Cuando llegué al aeropuerto, donde supuestamente me iban a buscar, no había nadie. Tenía 22 años. Estuve un rato ahí, hasta que se me acercó uno y me dijo “¿vos no sos profe, no?”. Sí, soy yo el profe, le dije. El tipo estaba esperando un profe y llegué yo. “Se deben haber equivocado”, decía. No se equivocaron, soy yo. Me dejaron en una casa y me pasó a buscar Mario Tzic, primer amigo. Todo el mundo me miraba medio raro porque era un patojo [chiquilín]. Ahí arranqué el calentamiento: ímpetu, fuerza, todo lo que había adquirido y visto desde chico. Clasificamos a la liguilla, llegamos a la final para subir. Ya era novedad el patojo aquel que venía de México, pero era uruguayo. Perdimos con Mictlán en cancha de ellos: calor, gente armada, a las 12.00, por plata, por copa, por gloria, por orgullo. Los conejos del Mictlán, cancha gigante en la frontera con El Salvador. Dura como si le pusieras pasto a la vereda. Ahí conocí al mejor amigo que tengo en el fútbol, una especie de segundo padre, que era el ayudante técnico. Por etapas y entre estadios trabajamos juntos diez años: Sergio Chico Pardo, chileno. Me llamó para Peñarol La Mesilla en el 2009. Yo ya había terminado la carrera. Jugamos para no bajar. Me enfoqué en llegar a Comunicaciones y a la selección. La clásica, vivía en un hotel, andaba caminando para todos lados y lo que me habían dicho que me iban a pagar no era, era salteado. Pero a la pista en Primera, el sueño logrado. A los 26 años había superado como profe lo que había hecho como jugador. En el 2010 estuvimos en Heredia. Vivimos juntos desde cosas épicas, imposibles de alcanzar, hasta empanaditas de papa fiadas. Un amigo de la vida. En Heredia llevamos un montón de partidos invictos. Vivíamos en la nada. Cama con red porque en esa zona selvática de noche hay de todo. Calor, fútbol, viajar, pesada; el fútbol de Centroamérica desde adentro. En 2012 fuimos a Mictlán, faltaban 15 fechas, el equipo llevaba jugando 25 partidos y tenía 15 puntos. Estaba casi descendido. Llegamos a la última fecha con chance contra Suchitepéquez. Escuchábamos la radio en el banco. Lleno el estadio, cero a cero todo el partido. Había que hacer un gol si no bajábamos. Gol de Mainor Asencio Trejo, un muchacho de la vuelta, un golazo. Nos salvamos y pasamos a ser del pueblo. El preparador físico trabaja desde darlo todo de atrás del telón.

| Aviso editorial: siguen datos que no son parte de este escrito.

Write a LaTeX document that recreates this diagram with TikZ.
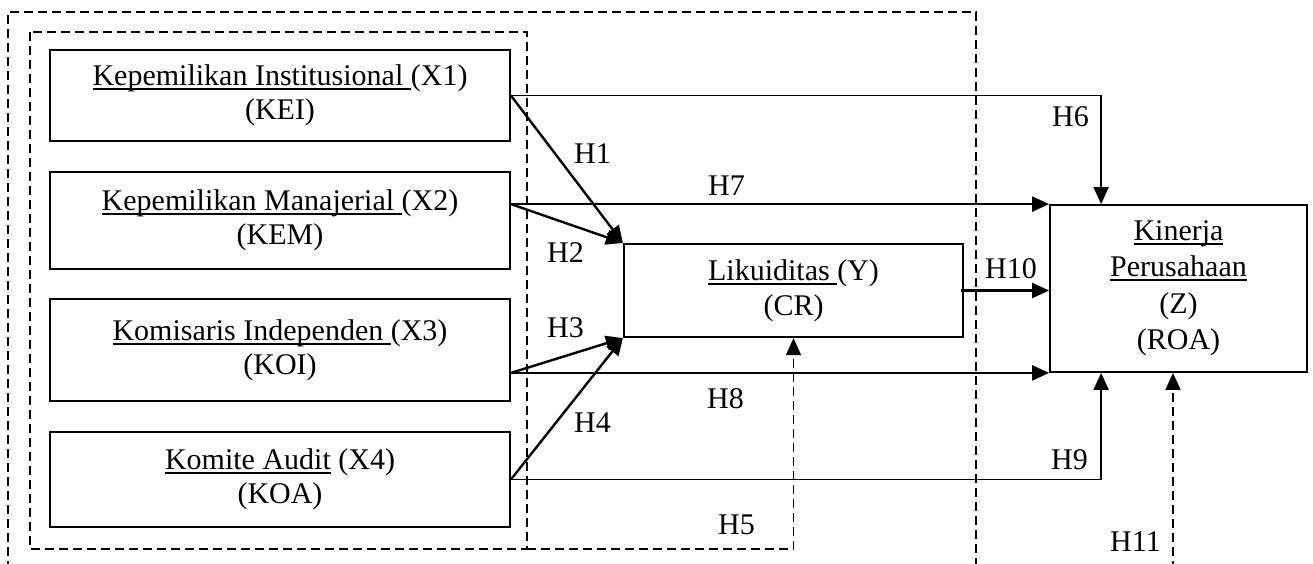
\documentclass[tikz,border=0pt]{standalone}
\usepackage{fontspec}
\setmainfont{Liberation Serif}
\usetikzlibrary{arrows.meta}
% underline at a fixed depth below the baseline
\newcommand\ulx[1]{\setbox0\hbox{#1}\rlap{\rule[-4.5pt]{\wd0}{2pt}}\box0\relax}
\begin{document}
\begin{tikzpicture}[x=1pt,y=-1pt,
  box/.style={draw, line width=1.8pt, rectangle, inner sep=0pt, align=center,
              font=\fontsize{30}{34}\selectfont},
  lbl/.style={inner sep=0pt, anchor=base west, font=\fontsize{30}{34}\selectfont},
  arr/.style={-{Triangle[length=17pt,width=15pt]}},
  heavy/.style={line width=2.4pt},
  light/.style={line width=1.8pt},
  grp/.style={line width=1.6pt, dash pattern=on 9pt off 5pt}]
\useasboundingbox (0,0) rectangle (1313,563);

% independent variables
\node[box, minimum width=460pt, minimum height=91pt] (k1) at (280,95.5)
  {\ulx{Kepemilikan Institusional\ }(X1)\\(KEI)};
\node[box, minimum width=460pt, minimum height=97pt] (k2) at (280,220.5)
  {\ulx{Kepemilikan Manajerial\ }(X2)\\(KEM)};
\node[box, minimum width=460pt, minimum height=102pt] (k3) at (280,350)
  {\ulx{Komisaris Independen\ }(X3)\\(KOI)};
\node[box, minimum width=460pt, minimum height=95pt] (k4) at (280,479.5)
  {\ulx{Komite Audit} (X4)\\(KOA)};

% intervening and dependent variables
\node[box, line width=2.2pt, minimum width=339pt, minimum height=93pt,
      font=\fontsize{30}{35}\selectfont] (ly) at (793.5,290.5)
  {\ulx{Likuiditas\ }(Y)\\(CR)};
\node[box, minimum width=257pt, minimum height=167pt,
      font=\fontsize{30}{36.5}\selectfont] (kin) at (1178.5,288.5)
  {\ulx{Kinerja}\\\ulx{Perusahaan}\\(Z)\\(ROA)};

% dashed groupings
\coordinate (oSW) at (8,570);
\coordinate (oNW) at (8,12);
\coordinate (oNE) at (976,12);
\coordinate (oSE) at (976,570);
\draw[grp] (oSW) -- (oNW) -- (oNE) -- (oSE);
\coordinate (gNW) at (30,32);
\coordinate (gSE) at (527,549);
\draw[grp] (gNW) rectangle (gSE);
\draw[grp, arr] (gSE) -| (ly.south);

% connection points
\coordinate (a2) at (k2.east |- kin.north west);
\coordinate (a3) at (k3.east |- kin.south west);
\coordinate (t6) at ([xshift=52pt]kin.north west);
\coordinate (t9) at ([xshift=52pt]kin.south west);
\coordinate (f11) at (1173,570);

% hypotheses
\draw[heavy, arr] (k1.east) -- (ly.north west);
\draw[heavy, arr] (a2) -- (ly.north west);
\draw[heavy, arr] (a3) -- (ly.south west);
\draw[heavy, arr] (k4.east) -- (ly.south west);
\draw[light, arr] (k1.east) -| (t6);
\draw[heavy, arr] (a2) -- (kin.north west);
\draw[heavy, arr] (a3) -- (kin.south west);
\draw[light, arr] (k4.east) -| (t9);
\draw[heavy, arr] ([xshift=-3pt]ly.east) -- (ly.east -| kin.west);
\draw[grp, arr] (f11) -- (f11 |- kin.south);

% labels
\node[lbl] (h1) at (574,163) {H1};
\node[lbl] (h2) at (547,262) {H2};
\node[lbl] (h3) at (547,337) {H3};
\node[lbl] (h4) at (574,432) {H4};
\node[lbl] (h5) at (718,534) {H5};
\node[lbl] (h6) at (1052,126) {H6};
\node[lbl] (h7) at (708,195) {H7};
\node[lbl] (h8) at (707,408) {H8};
\node[lbl] (h9) at (1051,469) {H9};
\node[lbl] (h10) at (985,278) {H10};
\node[lbl] (h11) at (1110,551) {H11};
\end{tikzpicture}
\end{document}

La anécdota: aquel clásico

El clásico de Mandiyú era Chaco For Ever. Ahí empecé a vivir la pasión, el esfuerzo que hay que hacer para ganar, a veces con lo poco que tenés. Cómo se compite ante los más poderosos, cómo ante la falta de talento se compensa con otras cosas, y la importancia de los grupos a nivel colectivo. Al fin y al cabo, con estos dos últimos años que vivimos en Uruguay en total son nueve. Los otros treinta años anduve atrás de la pelota, dando vueltas. Él también me ha dejado ese legado ante la vida; el de remarla, el de ponerle el pecho y cuando hay que bajarla, bajarla, y cuando hay que reventarla, reventarla. En el ropero hay banderines de intercambio, y un montón de camisetas, la de Danubio, la de Nacional del 74, la del Mundial del 86, Central, toda esa parte de la historia que queda en el placar, pero que son elementos que te permiten dar cuenta que hay muchas alegrías, y muchas cosas logradas a base de mucho esfuerzo.